NPR's Elise Hu, reporting from Seoul, says South Korean nationalist Kim Ki Jong was subdued and is now in police custody. Lippert was shown immediately after the attack clutching his bloodied cheek and with blood on his hands. He received 80 stitches to close the gash on his face.
"I expect he'll be back on his feet and in his job as soon as possible," Deputy National Security Adviser Ben Rhodes told MSNBC in an interview.
The attack took place Thursday at the Sejong Center for the Performing Arts in central Seoul, where Lippert, 42, was scheduled to give a speech on "peace, unification of the two Koreas and the prospects of Korea-U.S. relations," according to Korea JoongAng Daily.
The newspaper says: "Lippert was attacked when he was starting to eat the first course of his breakfast and before his speech, said Saenuri lawmaker Chang Yoon-seok, who was seated next to the ambassador. Kim, who was seated at a distant table, approached and started slashing, Chang said. Lippert was talking about his son, who was born in Seoul in January."
The North's state-run Korean Central News Agency said the attacker had delivered a "knife shower of justice."
The State Department spokesperson strongly condemned the attack, but says a motive is still unclear. The spokesperson promised a full investigation.
South Korean President Park Geun-hye called the incident "an attack on the Korea-U.S. alliance" and said her government "is taking all necessary measures, including a thorough investigation and reinforced security."
The Associated Press notes that the 55-year-old attacker "is well-known among police and activists as one of a hard-core group of protesters willing to use violence to highlight their causes.
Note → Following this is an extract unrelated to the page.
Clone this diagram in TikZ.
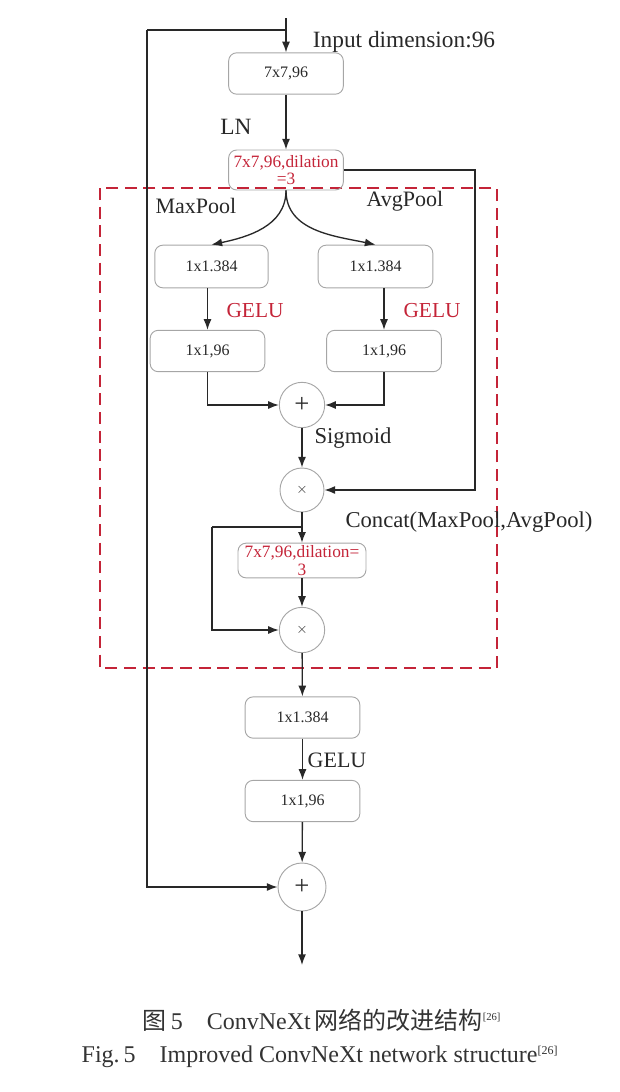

Such protesters often speak of their actions in terms of a war, of a struggle to the death."
The New York Times adds that Kim "told reporters that he had attacked Mr. Lippert to protest the annual joint military exercises that the United States started this week with South Korea."
The newspaper says: "Some left-leaning activists in South Korea have criticized the exercises, saying that they raise tensions with North Korea and hamper reconciliation efforts on the divided Korean Peninsula. North Korea has also condemned the exercises as a rehearsal for invasion, though both Washington and Seoul have said the drills are defensive in nature."
Update at 11:20 a.m. ET. State Dept: 'Senseless Act Of Violence':
A statement released by State Department Deputy Spokesperson Marie Harf says U.S. law enforcement is coordinating with South Korean authorities to investigate the attack.
"We cannot speculate on a motive at this time," Harf said. "The U.S.-ROK alliance is strong; we will not be deterred by senseless acts of violence."